## WHAT TO DO
Check each line of the material below, and copy it if it holds the string "matplotlib".

## SOURCE MATERIAL
++++++

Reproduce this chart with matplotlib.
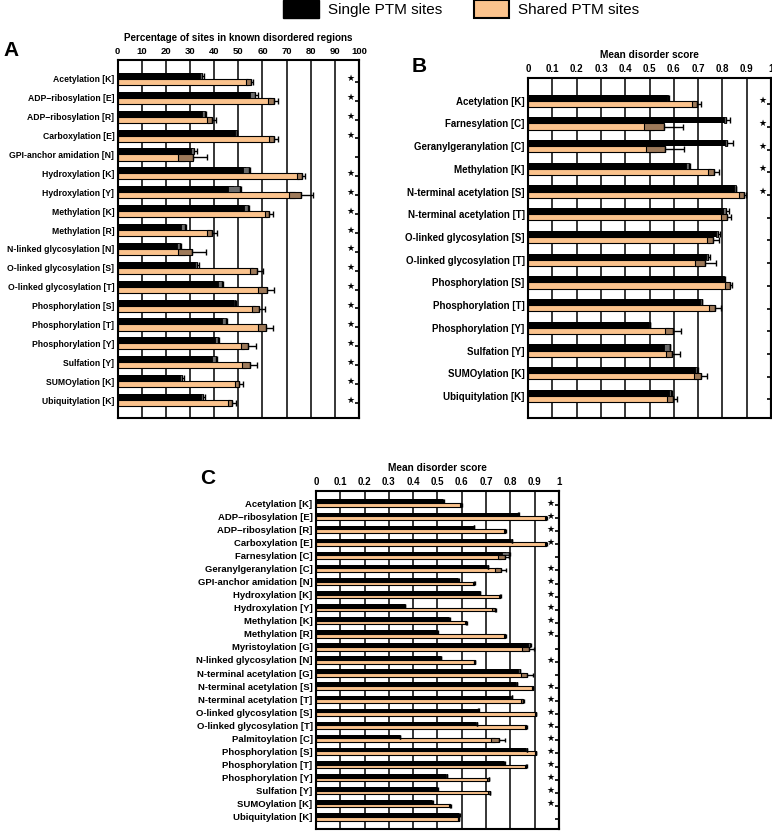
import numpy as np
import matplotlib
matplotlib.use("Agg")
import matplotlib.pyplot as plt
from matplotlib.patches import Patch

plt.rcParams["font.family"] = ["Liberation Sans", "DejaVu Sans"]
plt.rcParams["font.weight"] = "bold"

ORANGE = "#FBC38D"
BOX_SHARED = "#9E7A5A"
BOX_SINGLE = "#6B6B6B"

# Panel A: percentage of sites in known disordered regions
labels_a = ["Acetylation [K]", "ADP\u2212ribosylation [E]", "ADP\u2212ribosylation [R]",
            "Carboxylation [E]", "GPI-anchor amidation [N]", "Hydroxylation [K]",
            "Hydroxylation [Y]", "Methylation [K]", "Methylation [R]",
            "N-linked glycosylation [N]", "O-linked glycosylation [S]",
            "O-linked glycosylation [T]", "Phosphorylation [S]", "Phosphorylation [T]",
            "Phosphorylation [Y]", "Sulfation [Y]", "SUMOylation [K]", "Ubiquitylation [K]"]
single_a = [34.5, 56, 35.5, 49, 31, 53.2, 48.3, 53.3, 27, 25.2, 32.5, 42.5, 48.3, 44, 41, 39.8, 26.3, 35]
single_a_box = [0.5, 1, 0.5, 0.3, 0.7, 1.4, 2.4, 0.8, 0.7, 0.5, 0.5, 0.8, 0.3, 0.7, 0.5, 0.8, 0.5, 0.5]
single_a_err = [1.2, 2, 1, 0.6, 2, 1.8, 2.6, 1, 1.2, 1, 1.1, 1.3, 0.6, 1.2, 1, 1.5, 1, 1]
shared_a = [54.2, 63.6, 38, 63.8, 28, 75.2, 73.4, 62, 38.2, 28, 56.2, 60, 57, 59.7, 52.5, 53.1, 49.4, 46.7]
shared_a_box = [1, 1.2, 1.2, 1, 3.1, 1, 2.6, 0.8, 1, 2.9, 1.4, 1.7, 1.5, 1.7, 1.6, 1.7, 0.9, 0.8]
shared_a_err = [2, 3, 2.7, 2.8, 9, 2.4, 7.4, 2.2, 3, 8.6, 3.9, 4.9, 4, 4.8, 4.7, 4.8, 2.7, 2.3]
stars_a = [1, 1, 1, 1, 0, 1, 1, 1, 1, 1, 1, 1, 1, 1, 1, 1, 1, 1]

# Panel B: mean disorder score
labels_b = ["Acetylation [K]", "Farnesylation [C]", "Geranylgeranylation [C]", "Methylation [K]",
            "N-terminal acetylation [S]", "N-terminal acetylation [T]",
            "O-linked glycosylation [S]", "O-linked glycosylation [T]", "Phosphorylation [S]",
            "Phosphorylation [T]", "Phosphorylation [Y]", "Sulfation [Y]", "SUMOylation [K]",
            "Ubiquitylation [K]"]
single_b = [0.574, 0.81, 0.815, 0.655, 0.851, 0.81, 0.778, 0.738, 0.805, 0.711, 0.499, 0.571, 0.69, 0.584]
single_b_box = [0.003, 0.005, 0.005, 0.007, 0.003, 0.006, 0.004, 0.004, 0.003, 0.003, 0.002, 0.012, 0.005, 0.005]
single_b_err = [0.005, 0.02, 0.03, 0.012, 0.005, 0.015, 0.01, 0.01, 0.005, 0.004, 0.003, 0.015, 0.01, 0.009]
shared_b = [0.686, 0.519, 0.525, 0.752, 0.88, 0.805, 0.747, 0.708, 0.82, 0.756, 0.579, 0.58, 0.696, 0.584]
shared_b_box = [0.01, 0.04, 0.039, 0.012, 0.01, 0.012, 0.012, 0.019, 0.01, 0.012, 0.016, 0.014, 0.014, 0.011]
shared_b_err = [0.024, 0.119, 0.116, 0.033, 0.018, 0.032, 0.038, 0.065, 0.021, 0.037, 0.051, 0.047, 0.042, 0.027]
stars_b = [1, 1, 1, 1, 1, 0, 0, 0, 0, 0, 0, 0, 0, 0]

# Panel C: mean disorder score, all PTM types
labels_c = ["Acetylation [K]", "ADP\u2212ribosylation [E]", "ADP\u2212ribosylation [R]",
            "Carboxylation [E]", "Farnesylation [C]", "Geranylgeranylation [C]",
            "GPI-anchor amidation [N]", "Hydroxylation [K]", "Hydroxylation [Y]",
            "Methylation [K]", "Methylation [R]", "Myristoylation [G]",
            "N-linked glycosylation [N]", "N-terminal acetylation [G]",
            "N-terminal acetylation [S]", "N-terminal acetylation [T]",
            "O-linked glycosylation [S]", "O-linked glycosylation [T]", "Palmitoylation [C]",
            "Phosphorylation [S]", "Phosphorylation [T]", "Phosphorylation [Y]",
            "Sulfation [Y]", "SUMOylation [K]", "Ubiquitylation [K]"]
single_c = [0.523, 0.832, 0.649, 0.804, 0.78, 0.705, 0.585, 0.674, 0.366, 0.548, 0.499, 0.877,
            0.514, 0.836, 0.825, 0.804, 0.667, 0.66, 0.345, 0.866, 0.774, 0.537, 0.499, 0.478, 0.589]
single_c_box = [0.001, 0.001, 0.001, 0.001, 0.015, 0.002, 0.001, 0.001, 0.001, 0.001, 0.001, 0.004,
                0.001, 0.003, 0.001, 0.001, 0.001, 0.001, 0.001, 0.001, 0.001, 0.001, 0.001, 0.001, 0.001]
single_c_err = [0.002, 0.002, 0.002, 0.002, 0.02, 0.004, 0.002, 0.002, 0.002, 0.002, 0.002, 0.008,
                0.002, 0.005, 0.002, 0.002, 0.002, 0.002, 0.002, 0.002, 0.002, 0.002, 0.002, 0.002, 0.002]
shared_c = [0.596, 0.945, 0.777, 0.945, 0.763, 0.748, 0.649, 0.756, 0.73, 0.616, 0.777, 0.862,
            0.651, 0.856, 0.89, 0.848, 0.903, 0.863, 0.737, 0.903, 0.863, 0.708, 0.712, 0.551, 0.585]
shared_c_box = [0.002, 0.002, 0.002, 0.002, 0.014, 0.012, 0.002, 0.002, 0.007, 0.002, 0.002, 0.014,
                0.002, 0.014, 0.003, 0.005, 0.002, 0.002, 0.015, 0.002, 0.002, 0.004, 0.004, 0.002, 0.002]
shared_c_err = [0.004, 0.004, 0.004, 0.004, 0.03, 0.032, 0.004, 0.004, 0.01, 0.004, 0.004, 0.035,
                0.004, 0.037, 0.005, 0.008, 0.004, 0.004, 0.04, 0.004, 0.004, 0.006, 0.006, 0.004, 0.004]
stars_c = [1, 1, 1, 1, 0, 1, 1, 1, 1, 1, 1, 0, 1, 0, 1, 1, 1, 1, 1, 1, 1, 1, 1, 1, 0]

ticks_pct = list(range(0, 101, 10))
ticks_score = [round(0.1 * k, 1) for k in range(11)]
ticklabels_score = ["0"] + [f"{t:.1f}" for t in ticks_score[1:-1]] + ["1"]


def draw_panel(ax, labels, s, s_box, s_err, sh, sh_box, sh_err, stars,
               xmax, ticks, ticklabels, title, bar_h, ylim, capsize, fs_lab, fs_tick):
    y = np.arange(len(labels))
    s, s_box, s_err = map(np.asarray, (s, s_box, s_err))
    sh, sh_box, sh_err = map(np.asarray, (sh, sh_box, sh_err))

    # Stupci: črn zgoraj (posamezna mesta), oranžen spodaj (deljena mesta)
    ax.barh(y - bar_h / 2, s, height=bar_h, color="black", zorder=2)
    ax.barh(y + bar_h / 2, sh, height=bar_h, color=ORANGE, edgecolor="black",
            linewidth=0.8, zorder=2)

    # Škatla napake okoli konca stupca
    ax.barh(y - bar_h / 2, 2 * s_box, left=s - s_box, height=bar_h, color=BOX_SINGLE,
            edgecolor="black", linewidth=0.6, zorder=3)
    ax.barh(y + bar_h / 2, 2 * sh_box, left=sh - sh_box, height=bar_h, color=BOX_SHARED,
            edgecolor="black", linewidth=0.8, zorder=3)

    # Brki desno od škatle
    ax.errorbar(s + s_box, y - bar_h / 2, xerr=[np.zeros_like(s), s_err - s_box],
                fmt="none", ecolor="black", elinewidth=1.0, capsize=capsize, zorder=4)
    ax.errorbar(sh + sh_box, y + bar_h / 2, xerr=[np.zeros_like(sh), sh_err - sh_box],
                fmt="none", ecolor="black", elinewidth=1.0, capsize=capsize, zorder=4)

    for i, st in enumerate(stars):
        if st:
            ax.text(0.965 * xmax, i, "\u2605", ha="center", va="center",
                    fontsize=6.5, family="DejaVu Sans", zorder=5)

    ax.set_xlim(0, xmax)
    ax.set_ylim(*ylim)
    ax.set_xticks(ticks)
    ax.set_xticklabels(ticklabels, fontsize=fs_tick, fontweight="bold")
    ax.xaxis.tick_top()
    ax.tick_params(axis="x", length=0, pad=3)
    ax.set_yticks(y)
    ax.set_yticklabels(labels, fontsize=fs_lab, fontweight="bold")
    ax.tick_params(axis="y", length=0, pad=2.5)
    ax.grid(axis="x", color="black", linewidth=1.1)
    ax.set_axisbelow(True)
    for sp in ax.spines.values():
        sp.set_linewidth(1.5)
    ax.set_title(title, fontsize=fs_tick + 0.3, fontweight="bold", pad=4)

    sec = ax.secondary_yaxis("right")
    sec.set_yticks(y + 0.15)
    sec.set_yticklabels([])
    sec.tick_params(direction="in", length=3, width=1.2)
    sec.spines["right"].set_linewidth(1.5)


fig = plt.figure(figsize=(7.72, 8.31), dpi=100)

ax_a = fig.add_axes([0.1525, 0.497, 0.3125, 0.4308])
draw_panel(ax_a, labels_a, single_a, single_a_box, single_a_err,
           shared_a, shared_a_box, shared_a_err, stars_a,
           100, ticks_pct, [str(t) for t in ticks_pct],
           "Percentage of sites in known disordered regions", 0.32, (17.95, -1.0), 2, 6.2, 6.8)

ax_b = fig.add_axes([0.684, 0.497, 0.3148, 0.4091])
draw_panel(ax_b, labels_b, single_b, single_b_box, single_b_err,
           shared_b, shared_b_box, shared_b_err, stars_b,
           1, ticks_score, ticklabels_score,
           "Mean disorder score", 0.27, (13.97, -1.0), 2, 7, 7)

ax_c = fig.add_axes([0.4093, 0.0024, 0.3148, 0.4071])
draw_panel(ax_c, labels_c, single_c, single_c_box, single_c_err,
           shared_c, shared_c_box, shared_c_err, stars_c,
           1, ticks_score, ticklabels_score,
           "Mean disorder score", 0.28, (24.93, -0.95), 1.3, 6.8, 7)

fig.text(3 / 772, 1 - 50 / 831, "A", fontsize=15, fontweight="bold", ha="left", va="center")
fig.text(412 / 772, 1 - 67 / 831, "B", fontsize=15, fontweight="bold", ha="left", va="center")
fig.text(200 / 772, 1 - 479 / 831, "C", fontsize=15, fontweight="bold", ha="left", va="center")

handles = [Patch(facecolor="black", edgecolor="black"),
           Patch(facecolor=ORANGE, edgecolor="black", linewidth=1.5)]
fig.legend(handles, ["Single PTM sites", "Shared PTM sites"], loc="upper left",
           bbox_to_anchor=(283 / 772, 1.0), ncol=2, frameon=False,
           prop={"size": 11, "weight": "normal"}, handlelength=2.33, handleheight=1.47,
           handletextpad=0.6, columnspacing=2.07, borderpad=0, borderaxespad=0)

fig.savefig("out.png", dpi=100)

++++++

## EXERCISE RESPONSE
Reproduce this chart with matplotlib.
import matplotlib
matplotlib.use("Agg")
import matplotlib.pyplot as plt
from matplotlib.patches import Patch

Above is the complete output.